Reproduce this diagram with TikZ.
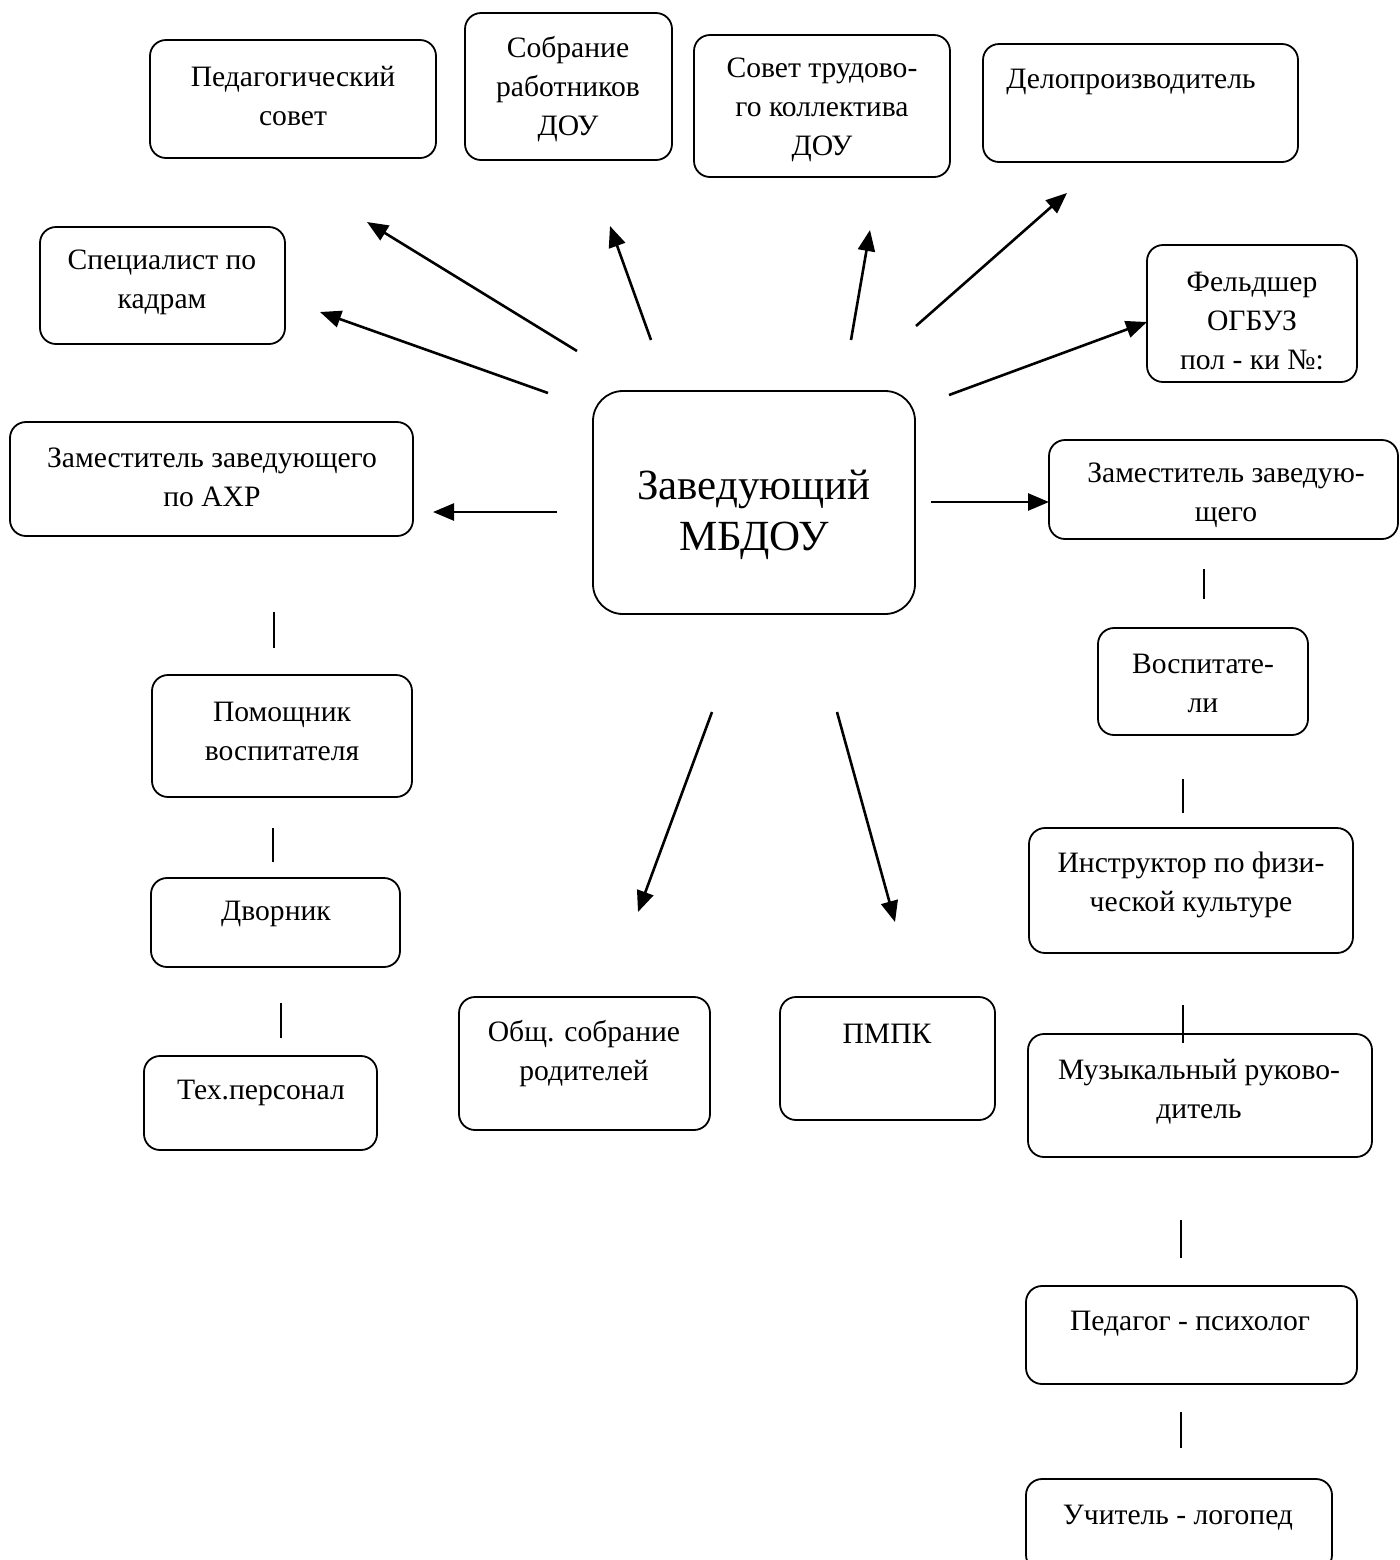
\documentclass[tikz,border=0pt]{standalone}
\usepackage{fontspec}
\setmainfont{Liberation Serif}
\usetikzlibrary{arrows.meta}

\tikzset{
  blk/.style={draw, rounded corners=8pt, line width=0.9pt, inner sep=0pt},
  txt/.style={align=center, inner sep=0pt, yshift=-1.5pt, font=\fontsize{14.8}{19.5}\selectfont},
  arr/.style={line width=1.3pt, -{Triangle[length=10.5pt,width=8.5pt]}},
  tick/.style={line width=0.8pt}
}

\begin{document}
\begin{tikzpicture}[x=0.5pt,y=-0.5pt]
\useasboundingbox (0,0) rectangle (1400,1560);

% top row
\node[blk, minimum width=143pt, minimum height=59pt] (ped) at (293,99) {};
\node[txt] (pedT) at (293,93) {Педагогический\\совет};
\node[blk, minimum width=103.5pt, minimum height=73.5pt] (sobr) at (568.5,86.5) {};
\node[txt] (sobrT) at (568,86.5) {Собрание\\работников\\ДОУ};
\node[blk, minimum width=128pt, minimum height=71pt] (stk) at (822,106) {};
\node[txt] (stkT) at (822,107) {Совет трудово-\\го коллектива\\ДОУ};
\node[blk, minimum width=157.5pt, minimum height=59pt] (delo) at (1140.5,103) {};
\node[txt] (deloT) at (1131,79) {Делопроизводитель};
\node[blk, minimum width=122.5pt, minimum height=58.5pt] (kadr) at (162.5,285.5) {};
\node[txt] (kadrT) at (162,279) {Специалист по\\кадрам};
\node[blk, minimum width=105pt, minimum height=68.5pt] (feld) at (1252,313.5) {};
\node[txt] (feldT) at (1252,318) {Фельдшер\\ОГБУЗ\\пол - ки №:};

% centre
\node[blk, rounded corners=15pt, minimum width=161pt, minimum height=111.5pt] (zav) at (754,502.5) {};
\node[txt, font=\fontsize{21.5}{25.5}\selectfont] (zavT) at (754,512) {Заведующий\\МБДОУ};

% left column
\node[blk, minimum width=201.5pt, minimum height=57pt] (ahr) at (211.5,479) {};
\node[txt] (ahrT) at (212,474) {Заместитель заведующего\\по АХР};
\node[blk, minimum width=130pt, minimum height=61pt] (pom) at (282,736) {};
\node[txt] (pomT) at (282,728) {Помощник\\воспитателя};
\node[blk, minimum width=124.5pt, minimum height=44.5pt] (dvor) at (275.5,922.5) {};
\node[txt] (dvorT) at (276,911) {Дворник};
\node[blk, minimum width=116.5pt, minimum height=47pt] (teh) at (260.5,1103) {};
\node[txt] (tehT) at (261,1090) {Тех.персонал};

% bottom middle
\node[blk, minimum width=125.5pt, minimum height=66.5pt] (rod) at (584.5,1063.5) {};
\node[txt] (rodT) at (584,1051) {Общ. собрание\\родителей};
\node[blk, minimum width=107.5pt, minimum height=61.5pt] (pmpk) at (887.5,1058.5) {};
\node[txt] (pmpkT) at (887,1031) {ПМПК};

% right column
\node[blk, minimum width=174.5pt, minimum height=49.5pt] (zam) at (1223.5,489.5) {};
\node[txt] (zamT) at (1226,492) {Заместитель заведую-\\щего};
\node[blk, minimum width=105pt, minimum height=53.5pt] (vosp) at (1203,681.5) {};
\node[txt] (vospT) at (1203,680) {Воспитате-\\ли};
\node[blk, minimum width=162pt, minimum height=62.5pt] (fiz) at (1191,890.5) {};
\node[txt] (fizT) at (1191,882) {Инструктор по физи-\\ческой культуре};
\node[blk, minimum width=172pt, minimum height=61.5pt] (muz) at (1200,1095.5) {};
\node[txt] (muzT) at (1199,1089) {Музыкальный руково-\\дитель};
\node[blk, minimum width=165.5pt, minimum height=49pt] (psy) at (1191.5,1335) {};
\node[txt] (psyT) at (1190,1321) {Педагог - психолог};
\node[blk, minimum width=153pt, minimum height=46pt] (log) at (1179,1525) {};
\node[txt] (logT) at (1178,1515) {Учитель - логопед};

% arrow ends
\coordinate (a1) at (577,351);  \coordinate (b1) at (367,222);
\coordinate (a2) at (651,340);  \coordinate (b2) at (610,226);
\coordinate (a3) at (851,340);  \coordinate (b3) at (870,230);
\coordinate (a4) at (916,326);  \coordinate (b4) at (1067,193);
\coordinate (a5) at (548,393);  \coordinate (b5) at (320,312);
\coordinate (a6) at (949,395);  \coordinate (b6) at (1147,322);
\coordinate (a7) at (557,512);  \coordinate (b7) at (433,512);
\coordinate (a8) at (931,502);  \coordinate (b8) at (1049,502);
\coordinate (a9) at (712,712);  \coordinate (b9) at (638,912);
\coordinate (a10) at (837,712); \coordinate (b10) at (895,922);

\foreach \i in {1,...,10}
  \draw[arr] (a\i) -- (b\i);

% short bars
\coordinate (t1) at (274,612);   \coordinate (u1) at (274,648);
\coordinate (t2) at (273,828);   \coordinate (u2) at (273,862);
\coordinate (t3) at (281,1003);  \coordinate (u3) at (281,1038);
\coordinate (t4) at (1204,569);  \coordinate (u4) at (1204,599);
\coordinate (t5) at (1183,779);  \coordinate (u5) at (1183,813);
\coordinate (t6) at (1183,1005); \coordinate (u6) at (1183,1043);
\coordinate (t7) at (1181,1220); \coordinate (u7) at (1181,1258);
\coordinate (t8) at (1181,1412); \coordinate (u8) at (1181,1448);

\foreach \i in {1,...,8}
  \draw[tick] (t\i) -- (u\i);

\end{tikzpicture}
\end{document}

----

Could the lines from the top of the material through the line with "(zavT) at (754,512)" be repeated exactly, pictures left out?

_Correct response_.
Reproduce this diagram with TikZ.
\documentclass[tikz,border=0pt]{standalone}
\usepackage{fontspec}
\setmainfont{Liberation Serif}
\usetikzlibrary{arrows.meta}

\tikzset{
  blk/.style={draw, rounded corners=8pt, line width=0.9pt, inner sep=0pt},
  txt/.style={align=center, inner sep=0pt, yshift=-1.5pt, font=\fontsize{14.8}{19.5}\selectfont},
  arr/.style={line width=1.3pt, -{Triangle[length=10.5pt,width=8.5pt]}},
  tick/.style={line width=0.8pt}
}

\begin{document}
\begin{tikzpicture}[x=0.5pt,y=-0.5pt]
\useasboundingbox (0,0) rectangle (1400,1560);

% top row
\node[blk, minimum width=143pt, minimum height=59pt] (ped) at (293,99) {};
\node[txt] (pedT) at (293,93) {Педагогический\\совет};
\node[blk, minimum width=103.5pt, minimum height=73.5pt] (sobr) at (568.5,86.5) {};
\node[txt] (sobrT) at (568,86.5) {Собрание\\работников\\ДОУ};
\node[blk, minimum width=128pt, minimum height=71pt] (stk) at (822,106) {};
\node[txt] (stkT) at (822,107) {Совет трудово-\\го коллектива\\ДОУ};
\node[blk, minimum width=157.5pt, minimum height=59pt] (delo) at (1140.5,103) {};
\node[txt] (deloT) at (1131,79) {Делопроизводитель};
\node[blk, minimum width=122.5pt, minimum height=58.5pt] (kadr) at (162.5,285.5) {};
\node[txt] (kadrT) at (162,279) {Специалист по\\кадрам};
\node[blk, minimum width=105pt, minimum height=68.5pt] (feld) at (1252,313.5) {};
\node[txt] (feldT) at (1252,318) {Фельдшер\\ОГБУЗ\\пол - ки №:};

% centre
\node[blk, rounded corners=15pt, minimum width=161pt, minimum height=111.5pt] (zav) at (754,502.5) {};
\node[txt, font=\fontsize{21.5}{25.5}\selectfont] (zavT) at (754,512) {Заведующий\\МБДОУ};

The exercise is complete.